SKorea cyber attack part of long campaign: US study

Jul 09, 2013 by Rob Lever
Members of the Korea Internet Security Agency (KISA) check on cyber attacks at a briefing room of KISA in Seoul on March 20, 2013. The massive cyber attacks on South Korean banks and broadcasters earlier this year were part of a broad campaign of cyber espionage which dates back at least to 2009, a US security firm has concluded.

The massive cyber attacks on South Korean banks and broadcasters earlier this year were part of a broad campaign of cyber espionage which dates back at least to 2009, a US security firm has concluded.

The study by the firm McAfee stopped short of blaming specific entities for the March 20 onslaught but said it found a pattern of sophisticated , including efforts to wipe away traces that could lead to detection.

"The level of sophistication would indicate it is above and beyond your average individual or run-of-the mill hacktivism group," said James Walter, a McAfee researcher and co-author of the study.

An official South Korean investigation in April determined North Korea's military was responsible for the attacks which shut down the networks of TV broadcasters KBS, MBC and YTN, halted financial services and crippled operations at three banks—Shinhan, NongHyup and Jeju.

Walter told AFP that McAfee drew no official conclusion but added that "I have no reason to disagree" with the South Korean investigation conclusion.

But McAfee said the attacks represented only a small portion of the cyber campaign being carried out since 2009.

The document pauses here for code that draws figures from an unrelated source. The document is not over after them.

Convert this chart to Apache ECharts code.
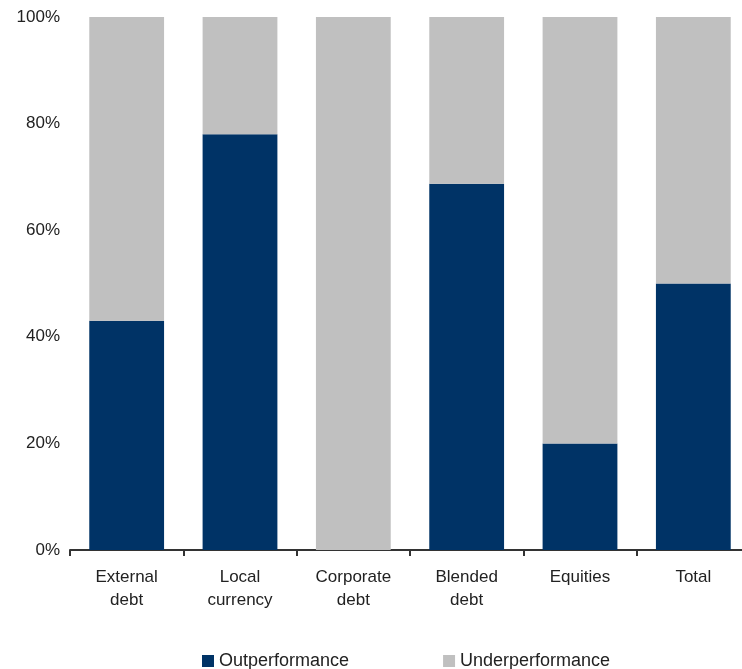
<!DOCTYPE html>
<html><head><meta charset="utf-8">
<script src="https://cdn.jsdelivr.net/npm/echarts@6/dist/echarts.min.js"></script>
<style>html,body{margin:0;padding:0;background:#fff}#c{width:742px;height:669px}</style>
</head><body><div id="c"></div>
<script>
const categories = ["External\ndebt", "Local\ncurrency", "Corporate\ndebt", "Blended\ndebt", "Equities", "Total"];
const outperformance = [43, 78, 0, 68.7, 20, 50];
const underperformance = [57, 22, 100, 31.3, 80, 50];
const seriesNames = ["Outperformance", "Underperformance"];

const chart = echarts.init(document.getElementById('c'));
const font = "Liberation Sans, Arial, sans-serif";
chart.setOption({
  animation: false,
  grid: { left: 70, width: 680, top: 17, bottom: 119, containLabel: false, outerBoundsMode: 'none' },
  legend: {
    left: 197, top: 647, itemWidth: 12, itemHeight: 12, itemGap: 94,
    icon: 'rect',
    textStyle: { fontFamily: font, fontSize: 18, color: '#222' },
    data: seriesNames
  },
  xAxis: {
    type: 'category', data: categories,
    axisLine: { lineStyle: { color: '#333', width: 2 } },
    axisTick: { show: true, alignWithLabel: false, length: 6, lineStyle: { color: '#333', width: 2 } },
    axisLabel: { fontFamily: font, fontSize: 17, color: '#222', lineHeight: 23, margin: 16 }
  },
  yAxis: {
    type: 'value', min: 0, max: 100, interval: 20,
    axisLine: { show: false }, axisTick: { show: false },
    splitLine: { show: false },
    axisLabel: { formatter: '{value}%', fontFamily: font, fontSize: 17, color: '#222', margin: 10 }
  },
  series: [
    { name: seriesNames[0], type: 'bar', stack: 's', data: outperformance, barWidth: '66%', itemStyle: { color: '#003366' } },
    { name: seriesNames[1], type: 'bar', stack: 's', data: underperformance, barWidth: '66%', itemStyle: { color: '#c0c0c0' } }
  ]
});
</script></body></html>
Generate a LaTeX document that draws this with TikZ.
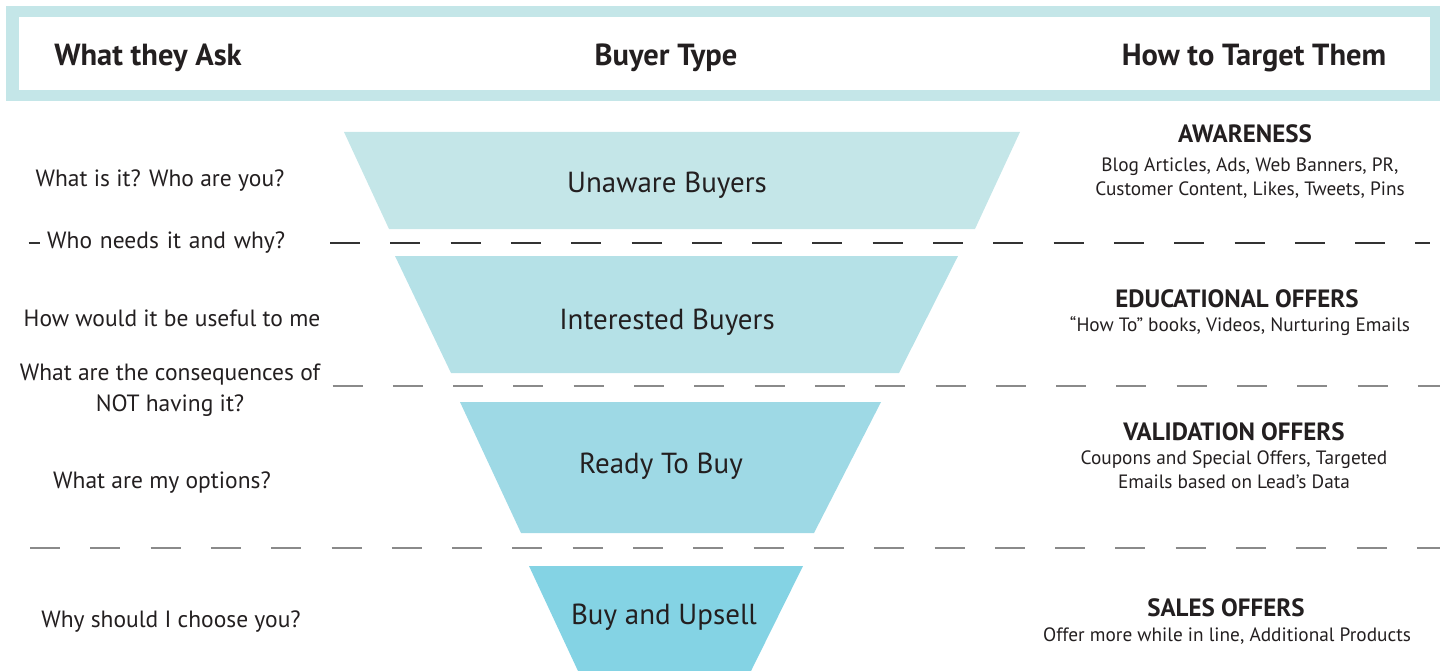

"One of the primary activities going on here is theft of intellectual property, data exfiltration, essentially stealing of secrets," Walter said.

The report said the attacks, known first as Dark Seoul and now as Operation Troy were "more than cybervandalism... South Korean targets were actually the conclusion of a covert campaign."

McAfee concluded that two groups claiming responsibility for the attack were not credible.

"The clues left behind confirm that the two groups claiming responsibility were a fabrication to throw investigators off the trail and to mask the true source," the report said.

Walter said that it is possible that with the campaign nearing detection, the hackers launched these attacks to distract the public and then sought to blame them on little-known entities, the NewRomanic Cyber Army Team, and the Whois Hacking Team.

He added that up to now, the cyber espionage effort "has been very successful in being under the radar" and that "what we see now was a more visible activity that is coupled with a distraction campaign."

McAfee concluded that the remote-access Trojan was compiled January 26, and a component to wipe the records of numerous systems was compiled January 31.

"The attackers who conducted the operation remained hidden for a number of years prior to the March 20 incident by using a variety of custom tools," the report said.

"Our investigation into Dark Seoul has found a long-term domestic spying operation underway since at least 2009... We call this Operation Troy, based on the frequent use of the word Troy in the compile path strings in the malware."

McAfee carried out the study as part of its research into cybersecurity issues, Walter said.

The attack came days after North Korea had accused South Korea and the United States of being behind a "persistent and intensive" hacking assault that temporarily took a number of its official websites offline.

It also coincided with heightened military tensions on the Korean peninsula, following Pyongyang's nuclear test in February.